In comparison to other schools, after replacing the 9th graders with NaNs Thomas High School's results became a lot better. The average scores were still pretty similar, but the passing percentages were at the top. These are the top 5 schools of the district:
As we can see above, it reached the 2nd place out of the 15 schools in the district with a overall passing percentage of 90.63%. This meant that 90.6% of the entire high school (excluding 9th graders because of academic dishonesty) had a score above 70 for both math and reading.
- Math and reading scores by grade
First we have the math average scores per grade followed by the reading scores per grade for each school. In this case, the NaNs did not affect our results at all, they were just displayed as an error for ninth graders at Thomas High School. The rest of the data remained intact.
- Scores by school spending
These are the results categorized by the budget per student, meaning the money that the school is theoretically investing on each student. In this situation, the NaNs do not affect the results at all. This is due to the fact that there are a couple of other schools that are categorized in this same per student budget, not affecting the average scores and passing percentages considerably. The per student budget was a calculation made by dividing the school budget by the number of students in it. Thomas High School still has 1,635 students and a $1,043,130 budget making them be part of the third per student budget interval with $638 dollars.
- Scores by school size
Again, Thomas High School kept on having 1,635 students which makes them a medium sized along with other 4 more schools. By replacing the ninth graders scores with NaNs the data is almost untouched. There is no significant changes in the results for this category.
- Scores by school type
And last but not least, the results for the school type did not change at all. This was due to the fact that Thomas High School was categorized in the Charter school type along other 7 schools. Their ninth graders were just a small group relative to all the students in Charter schools, making the overall results stay untouched.
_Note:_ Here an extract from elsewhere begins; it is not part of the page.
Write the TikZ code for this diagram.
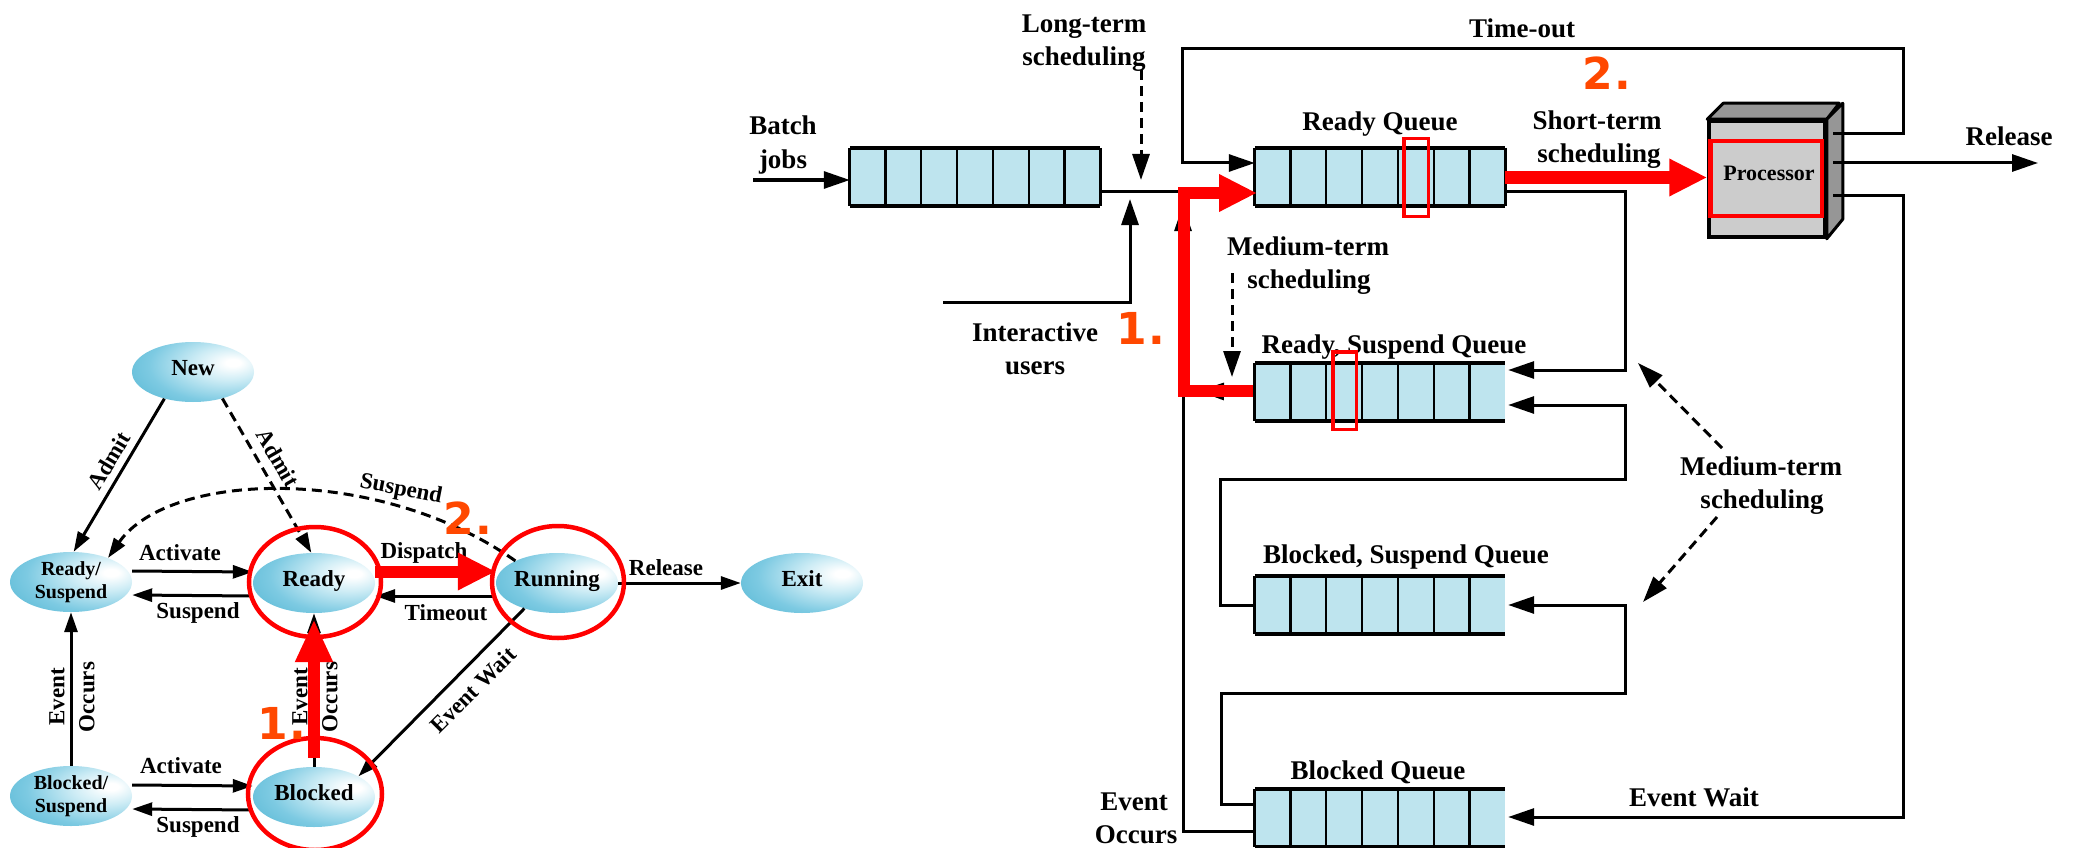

In conclusion, replacing the ninth graders' results at Thomas High School with NaNs generated 4 overall changes to the updated School District Analysis. The first one consisted on a slight alteration in the district summary. As the these students just composed a small portion of the entire population of students from 15 different schools, the averages and passing percentages were decreased by no more than 0.3 units. Moreover, we were able to see a big change in the per school summary as we were analyzing each school independently. For Thomas H.S., replacing 9th graders' scores now consisted on almost 30% of their population of students. Their passing percentages increased by a lot because 9th graders were bringing averages and passing percentages down because most of them had grades below 70. The passing percentages were on the 60s% and moved to the 90s% with the NaNs. Therefore, the top schools graph was also affected as Thomas H.S. was now in second place with an overall passing percentage of 90.6%. And lastly, the graph that was also affected by this change was the average math and reading scores per grade. In this case, the mean could not be calculated for the 9th graders in Thomas H.S. again because all of the scores were replaced with NaNs so the graph displayed the Not a Number error.